Task objective:
Give the listing again exactly, omitting its images.

___ Information supplied ___

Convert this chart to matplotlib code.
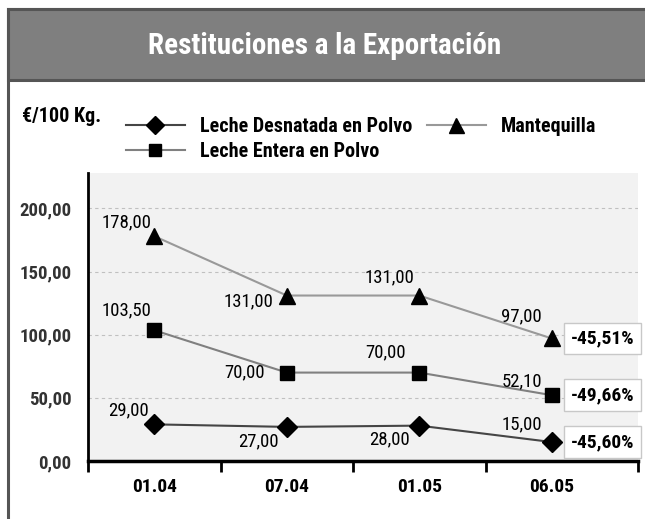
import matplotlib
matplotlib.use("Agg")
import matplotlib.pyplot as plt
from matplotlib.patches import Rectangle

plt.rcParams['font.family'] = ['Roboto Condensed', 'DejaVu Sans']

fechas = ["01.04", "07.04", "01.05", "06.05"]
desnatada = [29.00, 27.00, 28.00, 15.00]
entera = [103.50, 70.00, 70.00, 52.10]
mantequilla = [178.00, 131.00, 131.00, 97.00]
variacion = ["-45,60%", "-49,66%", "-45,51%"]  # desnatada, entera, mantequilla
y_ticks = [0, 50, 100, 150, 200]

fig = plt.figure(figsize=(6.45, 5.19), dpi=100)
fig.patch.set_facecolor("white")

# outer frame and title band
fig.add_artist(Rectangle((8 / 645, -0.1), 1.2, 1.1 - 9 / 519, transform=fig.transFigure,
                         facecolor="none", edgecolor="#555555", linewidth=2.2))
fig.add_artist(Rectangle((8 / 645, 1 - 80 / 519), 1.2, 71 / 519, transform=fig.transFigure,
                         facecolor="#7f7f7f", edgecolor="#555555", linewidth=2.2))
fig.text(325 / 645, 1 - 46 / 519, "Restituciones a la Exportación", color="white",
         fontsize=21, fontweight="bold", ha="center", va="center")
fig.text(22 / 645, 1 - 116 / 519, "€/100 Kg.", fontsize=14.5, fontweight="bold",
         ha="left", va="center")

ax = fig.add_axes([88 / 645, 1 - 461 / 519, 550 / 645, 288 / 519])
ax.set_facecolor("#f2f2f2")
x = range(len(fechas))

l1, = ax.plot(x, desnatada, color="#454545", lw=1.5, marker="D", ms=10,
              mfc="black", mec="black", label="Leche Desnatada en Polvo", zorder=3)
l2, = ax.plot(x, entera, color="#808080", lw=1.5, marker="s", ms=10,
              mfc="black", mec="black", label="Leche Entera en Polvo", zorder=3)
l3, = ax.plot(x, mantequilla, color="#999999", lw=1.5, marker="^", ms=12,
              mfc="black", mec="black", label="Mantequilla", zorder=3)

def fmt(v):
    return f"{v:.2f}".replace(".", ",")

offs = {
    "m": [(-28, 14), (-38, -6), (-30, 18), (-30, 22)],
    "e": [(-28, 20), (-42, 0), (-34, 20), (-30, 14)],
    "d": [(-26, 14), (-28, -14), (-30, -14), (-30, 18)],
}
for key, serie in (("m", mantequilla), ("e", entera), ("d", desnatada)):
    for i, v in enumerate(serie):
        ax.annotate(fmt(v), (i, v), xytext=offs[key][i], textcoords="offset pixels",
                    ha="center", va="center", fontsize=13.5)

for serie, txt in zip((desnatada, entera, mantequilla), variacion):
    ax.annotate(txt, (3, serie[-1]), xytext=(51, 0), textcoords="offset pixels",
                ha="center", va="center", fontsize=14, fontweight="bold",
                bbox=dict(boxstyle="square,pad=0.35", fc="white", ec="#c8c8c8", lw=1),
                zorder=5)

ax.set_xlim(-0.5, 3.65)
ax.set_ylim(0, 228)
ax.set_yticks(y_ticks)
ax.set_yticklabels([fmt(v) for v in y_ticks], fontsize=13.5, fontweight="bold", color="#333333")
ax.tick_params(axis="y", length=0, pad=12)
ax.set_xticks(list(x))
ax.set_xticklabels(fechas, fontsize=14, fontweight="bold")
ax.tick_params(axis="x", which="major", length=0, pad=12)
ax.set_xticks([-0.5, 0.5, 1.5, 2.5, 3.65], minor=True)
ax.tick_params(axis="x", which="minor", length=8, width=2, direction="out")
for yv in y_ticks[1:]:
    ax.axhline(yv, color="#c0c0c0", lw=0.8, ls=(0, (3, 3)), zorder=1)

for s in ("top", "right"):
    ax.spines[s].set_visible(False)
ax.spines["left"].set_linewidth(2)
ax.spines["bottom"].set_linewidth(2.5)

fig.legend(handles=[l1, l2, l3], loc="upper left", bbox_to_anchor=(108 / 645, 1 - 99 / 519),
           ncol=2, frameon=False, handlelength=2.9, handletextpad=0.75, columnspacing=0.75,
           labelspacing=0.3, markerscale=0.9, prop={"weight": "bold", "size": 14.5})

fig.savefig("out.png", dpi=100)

___

Written answer:
Convert this chart to matplotlib code.
import matplotlib
matplotlib.use("Agg")
import matplotlib.pyplot as plt
from matplotlib.patches import Rectangle

plt.rcParams['font.family'] = ['Roboto Condensed', 'DejaVu Sans']

fechas = ["01.04", "07.04", "01.05", "06.05"]
desnatada = [29.00, 27.00, 28.00, 15.00]
entera = [103.50, 70.00, 70.00, 52.10]
mantequilla = [178.00, 131.00, 131.00, 97.00]
variacion = ["-45,60%", "-49,66%", "-45,51%"]  # desnatada, entera, mantequilla
y_ticks = [0, 50, 100, 150, 200]

fig = plt.figure(figsize=(6.45, 5.19), dpi=100)
fig.patch.set_facecolor("white")

# outer frame and title band
fig.add_artist(Rectangle((8 / 645, -0.1), 1.2, 1.1 - 9 / 519, transform=fig.transFigure,
                         facecolor="none", edgecolor="#555555", linewidth=2.2))
fig.add_artist(Rectangle((8 / 645, 1 - 80 / 519), 1.2, 71 / 519, transform=fig.transFigure,
                         facecolor="#7f7f7f", edgecolor="#555555", linewidth=2.2))
fig.text(325 / 645, 1 - 46 / 519, "Restituciones a la Exportación", color="white",
         fontsize=21, fontweight="bold", ha="center", va="center")
fig.text(22 / 645, 1 - 116 / 519, "€/100 Kg.", fontsize=14.5, fontweight="bold",
         ha="left", va="center")

ax = fig.add_axes([88 / 645, 1 - 461 / 519, 550 / 645, 288 / 519])
ax.set_facecolor("#f2f2f2")
x = range(len(fechas))

l1, = ax.plot(x, desnatada, color="#454545", lw=1.5, marker="D", ms=10,
              mfc="black", mec="black", label="Leche Desnatada en Polvo", zorder=3)
l2, = ax.plot(x, entera, color="#808080", lw=1.5, marker="s", ms=10,
              mfc="black", mec="black", label="Leche Entera en Polvo", zorder=3)
l3, = ax.plot(x, mantequilla, color="#999999", lw=1.5, marker="^", ms=12,
              mfc="black", mec="black", label="Mantequilla", zorder=3)

def fmt(v):
    return f"{v:.2f}".replace(".", ",")

offs = {
    "m": [(-28, 14), (-38, -6), (-30, 18), (-30, 22)],
    "e": [(-28, 20), (-42, 0), (-34, 20), (-30, 14)],
    "d": [(-26, 14), (-28, -14), (-30, -14), (-30, 18)],
}
for key, serie in (("m", mantequilla), ("e", entera), ("d", desnatada)):
    for i, v in enumerate(serie):
        ax.annotate(fmt(v), (i, v), xytext=offs[key][i], textcoords="offset pixels",
                    ha="center", va="center", fontsize=13.5)

for serie, txt in zip((desnatada, entera, mantequilla), variacion):
    ax.annotate(txt, (3, serie[-1]), xytext=(51, 0), textcoords="offset pixels",
                ha="center", va="center", fontsize=14, fontweight="bold",
                bbox=dict(boxstyle="square,pad=0.35", fc="white", ec="#c8c8c8", lw=1),
                zorder=5)

ax.set_xlim(-0.5, 3.65)
ax.set_ylim(0, 228)
ax.set_yticks(y_ticks)
ax.set_yticklabels([fmt(v) for v in y_ticks], fontsize=13.5, fontweight="bold", color="#333333")
ax.tick_params(axis="y", length=0, pad=12)
ax.set_xticks(list(x))
ax.set_xticklabels(fechas, fontsize=14, fontweight="bold")
ax.tick_params(axis="x", which="major", length=0, pad=12)
ax.set_xticks([-0.5, 0.5, 1.5, 2.5, 3.65], minor=True)
ax.tick_params(axis="x", which="minor", length=8, width=2, direction="out")
for yv in y_ticks[1:]:
    ax.axhline(yv, color="#c0c0c0", lw=0.8, ls=(0, (3, 3)), zorder=1)

for s in ("top", "right"):
    ax.spines[s].set_visible(False)
ax.spines["left"].set_linewidth(2)
ax.spines["bottom"].set_linewidth(2.5)

fig.legend(handles=[l1, l2, l3], loc="upper left", bbox_to_anchor=(108 / 645, 1 - 99 / 519),
           ncol=2, frameon=False, handlelength=2.9, handletextpad=0.75, columnspacing=0.75,
           labelspacing=0.3, markerscale=0.9, prop={"weight": "bold", "size": 14.5})

fig.savefig("out.png", dpi=100)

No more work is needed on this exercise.